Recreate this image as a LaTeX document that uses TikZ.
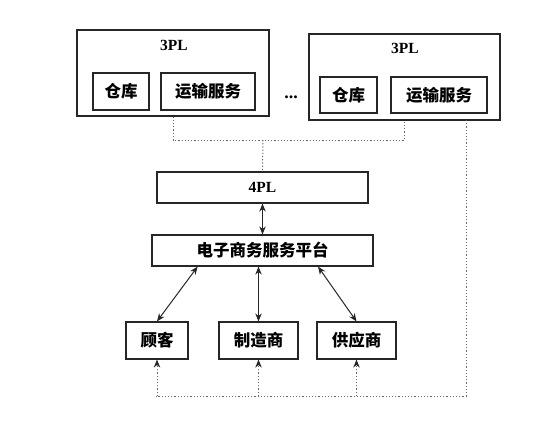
\documentclass[tikz,border=0pt]{standalone}
\usepackage{fontspec}
\setmainfont{Liberation Serif}
\newfontfamily\cjk{Noto Sans CJK SC}
\usetikzlibrary{arrows.meta,calc}
\begin{document}
\begin{tikzpicture}[x=1pt,y=-1pt,
  box/.style={draw=black!85,line width=1.2pt,inner sep=0pt,anchor=center},
  cn/.style={font=\cjk\bfseries\fontsize{16.5}{16.5}\selectfont},
  lat/.style={font=\bfseries\fontsize{15.5}{15.5}\selectfont},
  dotline/.style={draw=black!60,line width=1pt,dash pattern=on 1.2pt off 2pt},
  biarrow/.style={draw=black!85,line width=1pt,{Stealth[length=8pt,width=6.5pt]}-{Stealth[length=8pt,width=6.5pt]}},
  uparrow/.style={dotline,-{Stealth[length=8pt,width=6.5pt,color=black!85,fill=black!85]}}
]
\useasboundingbox (0,0) rectangle (548,437);
% left 3PL
\node[box,minimum width=192pt,minimum height=86pt] (L) at (173,73) {};
\node[lat] (Lt) at (174,45) {3PL};
\node[box,cn,minimum width=56pt,minimum height=37pt] (Lw) at (121,91.5) {仓库};
\node[box,cn,minimum width=94pt,minimum height=37pt] (Ls) at (208,91.5) {运输服务};
% dots
\node[lat,font=\bfseries\fontsize{18}{18}\selectfont] (dots) at (291,97) {...};
% right 3PL
\node[box,minimum width=191pt,minimum height=86pt] (R) at (404.5,77) {};
\node[lat] (Rt) at (405,48) {3PL};
\node[box,cn,minimum width=57pt,minimum height=36pt] (Rw) at (348.5,95) {仓库};
\node[box,cn,minimum width=96pt,minimum height=36pt] (Rs) at (439,95) {运输服务};
% 4PL and platform
\node[box,lat,minimum width=211pt,minimum height=31pt] (F) at (262.5,187.5) {4PL};
\node[box,cn,minimum width=221pt,minimum height=31pt] (P) at (262.5,250.5) {电子商务服务平台};
% bottom
\node[box,cn,minimum width=62pt,minimum height=37pt] (C1) at (157,340.5) {顾客};
\node[box,cn,minimum width=79pt,minimum height=37pt] (C2) at (258.5,340.5) {制造商};
\node[box,cn,minimum width=79pt,minimum height=37pt] (C3) at (356.5,340.5) {供应商};
% dotted connections on top
\coordinate (j) at (263,140);
\draw[dotline] (L.south) |- (j) -| (R.south);
\draw[dotline] (j) -- (F.north);
% dotted line on the right and bottom
\coordinate (rb) at (466,120);
\coordinate (bot) at (156,396);
\draw[dotline] (rb) |- (bot);
\draw[uparrow] (C1.south |- bot) -- (C1.south);
\draw[uparrow] (C2.south |- bot) -- (C2.south);
\draw[uparrow] (C3.south |- bot) -- (C3.south);
% solid arrows
\draw[biarrow] (F.south) -- (P.north);
\draw[biarrow] ($(P.south west)!0.208!(P.south east)$) -- (C1.north);
\draw[biarrow] (P.south -| C2.north) -- (C2.north);
\draw[biarrow] ($(P.south west)!0.75!(P.south east)$) -- (C3.north);
\end{tikzpicture}
\end{document}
----------------------------------------
WHAT IS NEEDED
Reproduce the whole listing word for word, setting aside any pictures.

IN RESPONSE
Recreate this image as a LaTeX document that uses TikZ.
\documentclass[tikz,border=0pt]{standalone}
\usepackage{fontspec}
\setmainfont{Liberation Serif}
\newfontfamily\cjk{Noto Sans CJK SC}
\usetikzlibrary{arrows.meta,calc}
\begin{document}
\begin{tikzpicture}[x=1pt,y=-1pt,
  box/.style={draw=black!85,line width=1.2pt,inner sep=0pt,anchor=center},
  cn/.style={font=\cjk\bfseries\fontsize{16.5}{16.5}\selectfont},
  lat/.style={font=\bfseries\fontsize{15.5}{15.5}\selectfont},
  dotline/.style={draw=black!60,line width=1pt,dash pattern=on 1.2pt off 2pt},
  biarrow/.style={draw=black!85,line width=1pt,{Stealth[length=8pt,width=6.5pt]}-{Stealth[length=8pt,width=6.5pt]}},
  uparrow/.style={dotline,-{Stealth[length=8pt,width=6.5pt,color=black!85,fill=black!85]}}
]
\useasboundingbox (0,0) rectangle (548,437);
% left 3PL
\node[box,minimum width=192pt,minimum height=86pt] (L) at (173,73) {};
\node[lat] (Lt) at (174,45) {3PL};
\node[box,cn,minimum width=56pt,minimum height=37pt] (Lw) at (121,91.5) {仓库};
\node[box,cn,minimum width=94pt,minimum height=37pt] (Ls) at (208,91.5) {运输服务};
% dots
\node[lat,font=\bfseries\fontsize{18}{18}\selectfont] (dots) at (291,97) {...};
% right 3PL
\node[box,minimum width=191pt,minimum height=86pt] (R) at (404.5,77) {};
\node[lat] (Rt) at (405,48) {3PL};
\node[box,cn,minimum width=57pt,minimum height=36pt] (Rw) at (348.5,95) {仓库};
\node[box,cn,minimum width=96pt,minimum height=36pt] (Rs) at (439,95) {运输服务};
% 4PL and platform
\node[box,lat,minimum width=211pt,minimum height=31pt] (F) at (262.5,187.5) {4PL};
\node[box,cn,minimum width=221pt,minimum height=31pt] (P) at (262.5,250.5) {电子商务服务平台};
% bottom
\node[box,cn,minimum width=62pt,minimum height=37pt] (C1) at (157,340.5) {顾客};
\node[box,cn,minimum width=79pt,minimum height=37pt] (C2) at (258.5,340.5) {制造商};
\node[box,cn,minimum width=79pt,minimum height=37pt] (C3) at (356.5,340.5) {供应商};
% dotted connections on top
\coordinate (j) at (263,140);
\draw[dotline] (L.south) |- (j) -| (R.south);
\draw[dotline] (j) -- (F.north);
% dotted line on the right and bottom
\coordinate (rb) at (466,120);
\coordinate (bot) at (156,396);
\draw[dotline] (rb) |- (bot);
\draw[uparrow] (C1.south |- bot) -- (C1.south);
\draw[uparrow] (C2.south |- bot) -- (C2.south);
\draw[uparrow] (C3.south |- bot) -- (C3.south);
% solid arrows
\draw[biarrow] (F.south) -- (P.north);
\draw[biarrow] ($(P.south west)!0.208!(P.south east)$) -- (C1.north);
\draw[biarrow] (P.south -| C2.north) -- (C2.north);
\draw[biarrow] ($(P.south west)!0.75!(P.south east)$) -- (C3.north);
\end{tikzpicture}
\end{document}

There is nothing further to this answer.